Вот задачка — и вот очень близко помещенные средства решения этой задачки: “Аллея, медленно падающий снег, вдалеке очертания человека с детской коляской. Это на сетчатке глаза. А в мозгу или где там, в каких-то клетках, по которым пробегает, как огоньки, плазма случайных сведений и пониманий, — сминается снег у него под ногой, налипая на каблук, скривляя ступню. Стекают, неприятно морозя кожу и капая с носа и подбородка, струйки плавящихся хлопьев. Пахнет сырым, невидимым глазу, поднимающимся от рыхлой пороши паром. Этого в кадре нет, этого не сфотографировать — но ведь этого нет и в реальной аллее с реальным, намокшим, как воробей, папашей, а, однако же, присутствует, все это знают, все чувствуют”.

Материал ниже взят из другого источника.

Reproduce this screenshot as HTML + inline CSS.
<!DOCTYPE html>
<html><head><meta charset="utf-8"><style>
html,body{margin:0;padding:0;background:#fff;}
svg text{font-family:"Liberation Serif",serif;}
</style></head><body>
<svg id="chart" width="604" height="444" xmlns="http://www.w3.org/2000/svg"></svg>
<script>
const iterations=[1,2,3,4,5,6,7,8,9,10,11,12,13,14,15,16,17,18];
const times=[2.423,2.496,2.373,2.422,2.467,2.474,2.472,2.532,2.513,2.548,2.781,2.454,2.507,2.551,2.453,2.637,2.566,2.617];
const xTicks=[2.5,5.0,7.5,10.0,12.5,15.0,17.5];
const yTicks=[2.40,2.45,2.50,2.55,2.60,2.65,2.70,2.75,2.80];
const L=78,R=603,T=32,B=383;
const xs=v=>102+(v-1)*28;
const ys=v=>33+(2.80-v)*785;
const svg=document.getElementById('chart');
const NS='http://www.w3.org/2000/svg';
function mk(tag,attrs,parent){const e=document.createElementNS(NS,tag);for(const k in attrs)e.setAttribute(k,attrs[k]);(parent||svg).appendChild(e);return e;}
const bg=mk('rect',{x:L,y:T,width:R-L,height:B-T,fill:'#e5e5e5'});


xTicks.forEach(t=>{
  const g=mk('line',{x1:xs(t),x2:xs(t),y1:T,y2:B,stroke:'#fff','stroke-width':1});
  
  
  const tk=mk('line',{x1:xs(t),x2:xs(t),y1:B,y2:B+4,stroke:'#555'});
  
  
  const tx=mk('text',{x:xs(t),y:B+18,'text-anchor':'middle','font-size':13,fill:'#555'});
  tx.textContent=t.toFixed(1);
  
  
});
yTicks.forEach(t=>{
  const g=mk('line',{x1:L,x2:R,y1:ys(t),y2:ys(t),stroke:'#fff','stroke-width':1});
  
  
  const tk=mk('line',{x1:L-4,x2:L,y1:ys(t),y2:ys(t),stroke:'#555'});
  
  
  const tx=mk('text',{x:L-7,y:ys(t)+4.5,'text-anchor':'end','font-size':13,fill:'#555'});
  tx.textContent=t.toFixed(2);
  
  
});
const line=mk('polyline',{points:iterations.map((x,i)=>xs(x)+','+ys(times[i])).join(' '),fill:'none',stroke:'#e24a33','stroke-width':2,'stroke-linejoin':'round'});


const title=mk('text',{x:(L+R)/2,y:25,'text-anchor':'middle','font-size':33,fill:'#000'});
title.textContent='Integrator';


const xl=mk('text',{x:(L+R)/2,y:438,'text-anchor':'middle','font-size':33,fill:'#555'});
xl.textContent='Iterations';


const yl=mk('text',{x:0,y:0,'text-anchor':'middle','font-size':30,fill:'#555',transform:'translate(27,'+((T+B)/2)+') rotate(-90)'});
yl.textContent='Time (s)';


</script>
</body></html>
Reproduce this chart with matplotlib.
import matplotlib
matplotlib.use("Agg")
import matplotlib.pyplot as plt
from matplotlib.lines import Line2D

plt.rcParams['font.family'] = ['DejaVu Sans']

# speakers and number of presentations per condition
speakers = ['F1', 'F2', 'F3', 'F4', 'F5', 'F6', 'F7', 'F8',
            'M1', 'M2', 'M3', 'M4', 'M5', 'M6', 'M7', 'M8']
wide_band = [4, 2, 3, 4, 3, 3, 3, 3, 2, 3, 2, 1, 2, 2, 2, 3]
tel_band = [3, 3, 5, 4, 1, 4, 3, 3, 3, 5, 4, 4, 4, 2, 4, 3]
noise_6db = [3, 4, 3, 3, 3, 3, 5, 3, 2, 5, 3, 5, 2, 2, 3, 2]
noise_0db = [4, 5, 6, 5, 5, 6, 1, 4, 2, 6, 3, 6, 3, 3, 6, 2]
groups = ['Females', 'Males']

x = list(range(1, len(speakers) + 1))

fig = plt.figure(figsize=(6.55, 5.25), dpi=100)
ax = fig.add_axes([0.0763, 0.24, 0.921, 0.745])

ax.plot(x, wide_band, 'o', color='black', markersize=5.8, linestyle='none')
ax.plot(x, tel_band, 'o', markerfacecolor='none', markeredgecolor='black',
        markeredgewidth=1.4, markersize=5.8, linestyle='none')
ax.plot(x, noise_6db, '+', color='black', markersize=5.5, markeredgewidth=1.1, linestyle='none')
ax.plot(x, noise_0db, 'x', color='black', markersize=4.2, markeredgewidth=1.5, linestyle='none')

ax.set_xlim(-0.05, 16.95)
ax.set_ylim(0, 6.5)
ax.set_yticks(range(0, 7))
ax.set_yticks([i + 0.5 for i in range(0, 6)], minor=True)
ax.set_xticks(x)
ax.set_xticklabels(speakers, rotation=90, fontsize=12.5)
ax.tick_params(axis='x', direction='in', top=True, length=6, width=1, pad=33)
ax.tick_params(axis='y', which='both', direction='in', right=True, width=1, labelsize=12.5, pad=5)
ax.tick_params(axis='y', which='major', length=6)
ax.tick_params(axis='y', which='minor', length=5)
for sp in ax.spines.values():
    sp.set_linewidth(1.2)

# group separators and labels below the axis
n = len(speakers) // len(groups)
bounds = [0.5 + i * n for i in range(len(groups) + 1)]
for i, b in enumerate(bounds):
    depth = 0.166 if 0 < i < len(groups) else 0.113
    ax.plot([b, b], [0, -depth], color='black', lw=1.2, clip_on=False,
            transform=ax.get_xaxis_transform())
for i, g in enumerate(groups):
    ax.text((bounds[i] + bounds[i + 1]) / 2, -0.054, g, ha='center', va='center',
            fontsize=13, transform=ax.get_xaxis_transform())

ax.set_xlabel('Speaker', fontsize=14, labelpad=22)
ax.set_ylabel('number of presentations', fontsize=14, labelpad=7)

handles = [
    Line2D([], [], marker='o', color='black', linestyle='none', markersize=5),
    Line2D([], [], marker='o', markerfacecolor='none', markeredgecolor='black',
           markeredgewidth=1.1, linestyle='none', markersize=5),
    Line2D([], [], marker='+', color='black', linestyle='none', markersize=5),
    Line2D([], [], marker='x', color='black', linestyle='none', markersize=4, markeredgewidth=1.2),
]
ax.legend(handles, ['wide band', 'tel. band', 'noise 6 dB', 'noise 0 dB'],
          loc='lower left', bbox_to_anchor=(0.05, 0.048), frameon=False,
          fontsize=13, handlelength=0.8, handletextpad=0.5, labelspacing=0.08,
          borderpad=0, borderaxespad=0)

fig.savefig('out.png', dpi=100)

Дескать, дело не в сюжетах историй, которые я вам излагаю, мало ли я напридумываю, навспоминаю, дело в том “закадровом” ощущении, которое должно у вас возникнуть, понимаете? Как не понять… Закадровое ощущение и впрямь остается: мир, то дробящийся на мелкие, нипочем не соединяющиеся друг с другом осколки, то слипающийся в бесформенный огромный ком.
И то сказать, какова разница с ясным, энергичным, кратким Б. Б! Б. Б. был сам по себе. Совершенно не важно было: есть у него реальный прототип или нет. Он — самодостаточен и самодовлеющ. При всей своей уникальности, своеобычности, эксцентричности он — такой же литературный тип, как Дон Кихот, Швейк, Остап Бендер. При том, что, как выяснилось, был и есть прототип у Б. Б. Не то в “Каблукове”…
Совершенно невозможно угадать, кто там за какой фамилией спрятан: кто такой Савва Раевский, кто — Валера Малышев, кто — сам Николай Каблуков, да и наверняка не было ни у кого точного прототипа, за исключением, может, Артема Никитича Калиты, но ведь зудится узнать, а кого автор все ж таки имел в виду? В случае с Б. Б. этого вовсе не хотелось. История была сама по себе, прототипы — сами по себе…
А может быть, и то: может быть, в случае с “Каблуковым” стоит вспомнить знаменитое тютчевское предупреждение Петру Вяземскому? Мол, когда дряхлеющие силы нам начинают изменять и мы должны, как старожилы, пришельцам новым место дать, спаси тогда нас, добрый гений, от малодушных укоризн… и тому подобное вплоть до “старческой любви позорней сварливый старческий задор…”.